**Instructions for the task**
All the data must come back unchanged, except that pictures are left out.
-- begin --
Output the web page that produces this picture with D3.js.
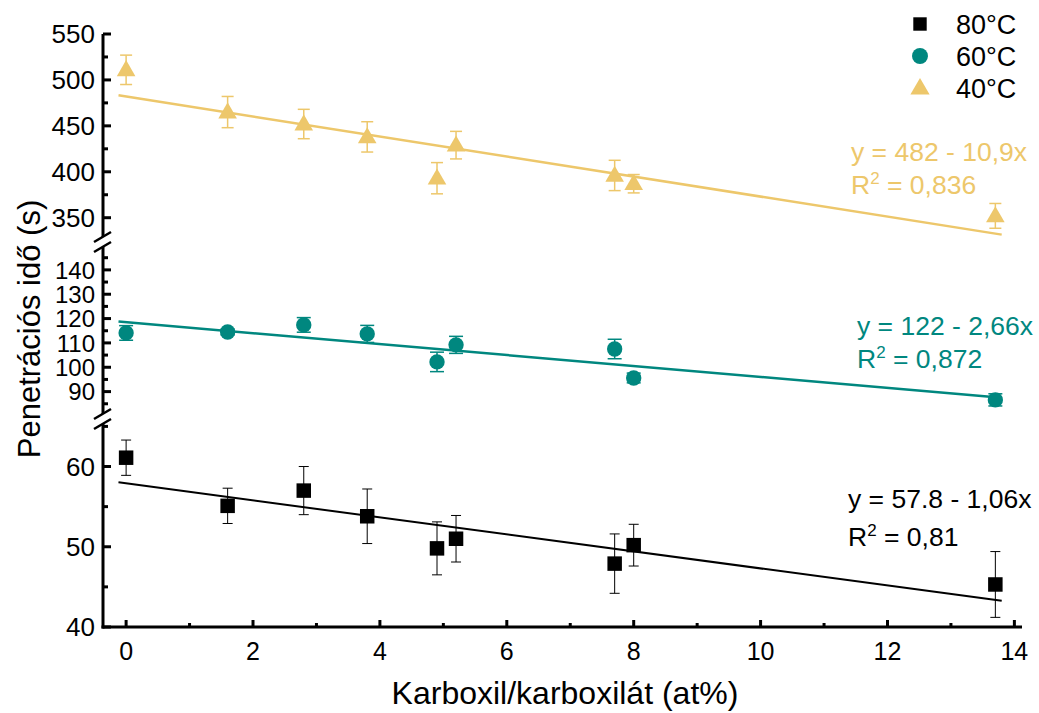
<!DOCTYPE html>
<html><head><meta charset="utf-8">
<script src="https://cdn.jsdelivr.net/npm/d3@7"></script>
<style>body{margin:0;background:#fff}svg{display:block}text{font-family:"Liberation Sans",Arial,sans-serif}</style>
</head><body><svg id="c" width="1039" height="713"></svg>
<script>
// ---- data ----
const xVals = [0, 1.6, 2.8, 3.8, 4.9, 5.2, 7.7, 8.0, 13.7];
const y80 = [61.1, 55.1, 57.0, 53.8, 49.8, 51.0, 47.9, 50.2, 45.3];
const e80 = [2.2, 2.2, 3.0, 3.4, 3.3, 2.9, 3.7, 2.6, 4.1];
const y60 = [114.1, 114.5, 117.4, 113.7, 102.2, 109.2, 107.5, 95.6, 86.6];
const e60 = [3.0, 1.2, 3.0, 3.5, 4.0, 3.5, 4.0, 2.0, 2.5];
const y40 = [511, 465, 452, 438, 393, 429, 396, 387, 352];
const e40 = [16, 17, 16, 16.5, 17, 15, 16.5, 10, 13.5];
const seriesNames = ["80°C", "60°C", "40°C"];
const fitCoef = [[57.9, -1.06], [118.5, -2.25], [482, -10.9]];
const fitRange = [-0.12, 13.8];
const eqText = [["y = 57.8 - 1,06x", "0,81"], ["y = 122 - 2,66x", "0,872"], ["y = 482 - 10,9x", "0,836"]];
const xTicks = [0, 2, 4, 6, 8, 10, 12, 14];
const xMinor = [1, 3, 5, 7, 9, 11, 13];
const segTicks = [[40, 50, 60], [90, 100, 110, 120, 130, 140], [350, 400, 450, 500, 550]];
const segMinor = [[45, 55, 65], [85, 95, 105, 115, 125, 135, 145], [375, 425, 475, 525]];
const segDomains = [[40, 65.3], [80.8, 149.4], [329, 550]];

// ---- layout ----
const colors = ["#000000", "#00877F", "#EDC76B"];
const segRanges = [[627, 424], [414, 247], [237, 34]];
const segFont = [26, 24, 26];
const axisX = 103;
const svg = d3.select("#c");
const x = d3.scaleLinear().domain([-0.38, 14.12]).range([102, 1022]);
const ys = segDomains.map((d, i) => d3.scaleLinear().domain(d).range(segRanges[i]));
const axisY = 627;

// fit lines
fitCoef.forEach((c, i) => {
  const f = v => c[0] + c[1] * v;
  svg.append("line")
    .attr("x1", x(fitRange[0])).attr("y1", ys[i](f(fitRange[0])))
    .attr("x2", x(fitRange[1])).attr("y2", ys[i](f(fitRange[1])))
    .attr("stroke", colors[i]).attr("stroke-width", i === 0 ? 2 : 2.5);
});

const data = [[y80, e80], [y60, e60], [y40, e40]];
const capW = [10, 14, 12];
const ebW = [1, 1.5, 1.5];
data.forEach(([yv, ev], i) => {
  const g = svg.append("g").attr("stroke", colors[i]).attr("stroke-width", ebW[i]).attr("fill", "none");
  xVals.forEach((xv, j) => {
    const px = x(xv), t = ys[i](yv[j] + ev[j]), b = ys[i](yv[j] - ev[j]);
    g.append("line").attr("x1", px).attr("x2", px).attr("y1", t).attr("y2", b);
    g.append("line").attr("x1", px - capW[i] / 2).attr("x2", px + capW[i] / 2).attr("y1", t).attr("y2", t);
    g.append("line").attr("x1", px - capW[i] / 2).attr("x2", px + capW[i] / 2).attr("y1", b).attr("y2", b);
  });
});

const sym = [d3.symbol().type(d3.symbolSquare).size(210),
             d3.symbol().type(d3.symbolCircle).size(185),
             d3.symbol().type(d3.symbolTriangle).size(150)];
data.forEach(([yv], i) => {
  svg.append("g").selectAll("path").data(xVals).join("path")
    .attr("d", sym[i]())
    .attr("transform", (d, j) => `translate(${x(d)},${ys[i](yv[j]) + (i === 2 ? 1 : 0)})`)
    .attr("fill", colors[i]);
});

// axes
const ax = svg.append("g");
ax.append("line").attr("x1", axisX - 1.5).attr("x2", x.range()[1]).attr("y1", axisY).attr("y2", axisY).attr("stroke", "#000").attr("stroke-width", 3);
xTicks.forEach(t => {
  ax.append("line").attr("x1", x(t)).attr("x2", x(t)).attr("y1", axisY).attr("y2", axisY - 7).attr("stroke", "#000").attr("stroke-width", 3);
  ax.append("text").attr("x", x(t)).attr("y", axisY + 33).attr("text-anchor", "middle").attr("font-size", 25).text(t);
});
xMinor.forEach(t => {
  ax.append("line").attr("x1", x(t)).attr("x2", x(t)).attr("y1", axisY).attr("y2", axisY - 4).attr("stroke", "#000").attr("stroke-width", 3);
});
ys.forEach((s, i) => {
  const r = segRanges[i];
  ax.append("line").attr("x1", axisX).attr("x2", axisX).attr("y1", r[0] + (i === 0 ? 1.5 : 0)).attr("y2", r[1]).attr("stroke", "#000").attr("stroke-width", 3);
  segTicks[i].forEach(t => {
    ax.append("line").attr("x1", axisX).attr("x2", axisX + 8).attr("y1", s(t)).attr("y2", s(t)).attr("stroke", "#000").attr("stroke-width", 3);
    ax.append("text").attr("x", axisX - 8).attr("y", s(t)).attr("dy", "0.36em").attr("text-anchor", "end").attr("font-size", segFont[i]).text(t);
  });
  segMinor[i].filter(t => t >= s.domain()[0] && t <= s.domain()[1]).forEach(t => {
    ax.append("line").attr("x1", axisX).attr("x2", axisX + 5).attr("y1", s(t)).attr("y2", s(t)).attr("stroke", "#000").attr("stroke-width", 3);
  });
});
// break marks
[segRanges[0][1], segRanges[1][0], segRanges[1][1], segRanges[2][0]].forEach(yb => {
  ax.append("line").attr("x1", axisX - 9).attr("x2", axisX + 8).attr("y1", yb + 5).attr("y2", yb - 5)
    .attr("stroke", "#000").attr("stroke-width", 2.5);
});

// axis titles
svg.append("text").attr("x", 565).attr("y", 704).attr("text-anchor", "middle").attr("font-size", 32).text("Karboxil/karboxilát (at%)");
svg.append("text").attr("transform", "translate(40,329) rotate(-90)").attr("text-anchor", "middle").attr("font-size", 31).text("Penetrációs idő (s)");

// legend
const legY = [24, 56, 88];
seriesNames.forEach((n, i) => {
  svg.append("path").attr("d", d3.symbol().type([d3.symbolSquare, d3.symbolCircle, d3.symbolTriangle][i]).size([180, 200, 160][i])())
    .attr("transform", `translate(920,${legY[i] + (i === 2 ? 1 : 0)})`).attr("fill", colors[i]);
  svg.append("text").attr("x", 956).attr("y", legY[i]).attr("dy", "0.36em").attr("font-size", 27).text(n);
});

// equations
const eqPos = [[848, 508, 38], [857, 335, 33], [851, 161, 33]];
eqText.forEach((e, i) => {
  const g = svg.append("g").attr("fill", colors[i]).attr("font-size", 26.5);
  g.append("text").attr("x", eqPos[i][0]).attr("y", eqPos[i][1]).text(e[0]);
  const t = g.append("text").attr("x", eqPos[i][0]).attr("y", eqPos[i][1] + eqPos[i][2]);
  t.append("tspan").text("R");
  t.append("tspan").attr("dy", -10).attr("font-size", 17).text("2");
  t.append("tspan").attr("dy", 10).text(" = " + e[1]);
});
</script></body></html>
-- end --
**Answer to the task**
Output the web page that produces this picture with D3.js.
<!DOCTYPE html>
<html><head><meta charset="utf-8">
<script src="https://cdn.jsdelivr.net/npm/d3@7"></script>
<style>body{margin:0;background:#fff}svg{display:block}text{font-family:"Liberation Sans",Arial,sans-serif}</style>
</head><body><svg id="c" width="1039" height="713"></svg>
<script>
// ---- data ----
const xVals = [0, 1.6, 2.8, 3.8, 4.9, 5.2, 7.7, 8.0, 13.7];
const y80 = [61.1, 55.1, 57.0, 53.8, 49.8, 51.0, 47.9, 50.2, 45.3];
const e80 = [2.2, 2.2, 3.0, 3.4, 3.3, 2.9, 3.7, 2.6, 4.1];
const y60 = [114.1, 114.5, 117.4, 113.7, 102.2, 109.2, 107.5, 95.6, 86.6];
const e60 = [3.0, 1.2, 3.0, 3.5, 4.0, 3.5, 4.0, 2.0, 2.5];
const y40 = [511, 465, 452, 438, 393, 429, 396, 387, 352];
const e40 = [16, 17, 16, 16.5, 17, 15, 16.5, 10, 13.5];
const seriesNames = ["80°C", "60°C", "40°C"];
const fitCoef = [[57.9, -1.06], [118.5, -2.25], [482, -10.9]];
const fitRange = [-0.12, 13.8];
const eqText = [["y = 57.8 - 1,06x", "0,81"], ["y = 122 - 2,66x", "0,872"], ["y = 482 - 10,9x", "0,836"]];
const xTicks = [0, 2, 4, 6, 8, 10, 12, 14];
const xMinor = [1, 3, 5, 7, 9, 11, 13];
const segTicks = [[40, 50, 60], [90, 100, 110, 120, 130, 140], [350, 400, 450, 500, 550]];
const segMinor = [[45, 55, 65], [85, 95, 105, 115, 125, 135, 145], [375, 425, 475, 525]];
const segDomains = [[40, 65.3], [80.8, 149.4], [329, 550]];

// ---- layout ----
const colors = ["#000000", "#00877F", "#EDC76B"];
const segRanges = [[627, 424], [414, 247], [237, 34]];
const segFont = [26, 24, 26];
const axisX = 103;
const svg = d3.select("#c");
const x = d3.scaleLinear().domain([-0.38, 14.12]).range([102, 1022]);
const ys = segDomains.map((d, i) => d3.scaleLinear().domain(d).range(segRanges[i]));
const axisY = 627;

// fit lines
fitCoef.forEach((c, i) => {
  const f = v => c[0] + c[1] * v;
  svg.append("line")
    .attr("x1", x(fitRange[0])).attr("y1", ys[i](f(fitRange[0])))
    .attr("x2", x(fitRange[1])).attr("y2", ys[i](f(fitRange[1])))
    .attr("stroke", colors[i]).attr("stroke-width", i === 0 ? 2 : 2.5);
});

const data = [[y80, e80], [y60, e60], [y40, e40]];
const capW = [10, 14, 12];
const ebW = [1, 1.5, 1.5];
data.forEach(([yv, ev], i) => {
  const g = svg.append("g").attr("stroke", colors[i]).attr("stroke-width", ebW[i]).attr("fill", "none");
  xVals.forEach((xv, j) => {
    const px = x(xv), t = ys[i](yv[j] + ev[j]), b = ys[i](yv[j] - ev[j]);
    g.append("line").attr("x1", px).attr("x2", px).attr("y1", t).attr("y2", b);
    g.append("line").attr("x1", px - capW[i] / 2).attr("x2", px + capW[i] / 2).attr("y1", t).attr("y2", t);
    g.append("line").attr("x1", px - capW[i] / 2).attr("x2", px + capW[i] / 2).attr("y1", b).attr("y2", b);
  });
});

const sym = [d3.symbol().type(d3.symbolSquare).size(210),
             d3.symbol().type(d3.symbolCircle).size(185),
             d3.symbol().type(d3.symbolTriangle).size(150)];
data.forEach(([yv], i) => {
  svg.append("g").selectAll("path").data(xVals).join("path")
    .attr("d", sym[i]())
    .attr("transform", (d, j) => `translate(${x(d)},${ys[i](yv[j]) + (i === 2 ? 1 : 0)})`)
    .attr("fill", colors[i]);
});

// axes
const ax = svg.append("g");
ax.append("line").attr("x1", axisX - 1.5).attr("x2", x.range()[1]).attr("y1", axisY).attr("y2", axisY).attr("stroke", "#000").attr("stroke-width", 3);
xTicks.forEach(t => {
  ax.append("line").attr("x1", x(t)).attr("x2", x(t)).attr("y1", axisY).attr("y2", axisY - 7).attr("stroke", "#000").attr("stroke-width", 3);
  ax.append("text").attr("x", x(t)).attr("y", axisY + 33).attr("text-anchor", "middle").attr("font-size", 25).text(t);
});
xMinor.forEach(t => {
  ax.append("line").attr("x1", x(t)).attr("x2", x(t)).attr("y1", axisY).attr("y2", axisY - 4).attr("stroke", "#000").attr("stroke-width", 3);
});
ys.forEach((s, i) => {
  const r = segRanges[i];
  ax.append("line").attr("x1", axisX).attr("x2", axisX).attr("y1", r[0] + (i === 0 ? 1.5 : 0)).attr("y2", r[1]).attr("stroke", "#000").attr("stroke-width", 3);
  segTicks[i].forEach(t => {
    ax.append("line").attr("x1", axisX).attr("x2", axisX + 8).attr("y1", s(t)).attr("y2", s(t)).attr("stroke", "#000").attr("stroke-width", 3);
    ax.append("text").attr("x", axisX - 8).attr("y", s(t)).attr("dy", "0.36em").attr("text-anchor", "end").attr("font-size", segFont[i]).text(t);
  });
  segMinor[i].filter(t => t >= s.domain()[0] && t <= s.domain()[1]).forEach(t => {
    ax.append("line").attr("x1", axisX).attr("x2", axisX + 5).attr("y1", s(t)).attr("y2", s(t)).attr("stroke", "#000").attr("stroke-width", 3);
  });
});
// break marks
[segRanges[0][1], segRanges[1][0], segRanges[1][1], segRanges[2][0]].forEach(yb => {
  ax.append("line").attr("x1", axisX - 9).attr("x2", axisX + 8).attr("y1", yb + 5).attr("y2", yb - 5)
    .attr("stroke", "#000").attr("stroke-width", 2.5);
});

// axis titles
svg.append("text").attr("x", 565).attr("y", 704).attr("text-anchor", "middle").attr("font-size", 32).text("Karboxil/karboxilát (at%)");
svg.append("text").attr("transform", "translate(40,329) rotate(-90)").attr("text-anchor", "middle").attr("font-size", 31).text("Penetrációs idő (s)");

// legend
const legY = [24, 56, 88];
seriesNames.forEach((n, i) => {
  svg.append("path").attr("d", d3.symbol().type([d3.symbolSquare, d3.symbolCircle, d3.symbolTriangle][i]).size([180, 200, 160][i])())
    .attr("transform", `translate(920,${legY[i] + (i === 2 ? 1 : 0)})`).attr("fill", colors[i]);
  svg.append("text").attr("x", 956).attr("y", legY[i]).attr("dy", "0.36em").attr("font-size", 27).text(n);
});

// equations
const eqPos = [[848, 508, 38], [857, 335, 33], [851, 161, 33]];
eqText.forEach((e, i) => {
  const g = svg.append("g").attr("fill", colors[i]).attr("font-size", 26.5);
  g.append("text").attr("x", eqPos[i][0]).attr("y", eqPos[i][1]).text(e[0]);
  const t = g.append("text").attr("x", eqPos[i][0]).attr("y", eqPos[i][1] + eqPos[i][2]);
  t.append("tspan").text("R");
  t.append("tspan").attr("dy", -10).attr("font-size", 17).text("2");
  t.append("tspan").attr("dy", 10).text(" = " + e[1]);
});
</script></body></html>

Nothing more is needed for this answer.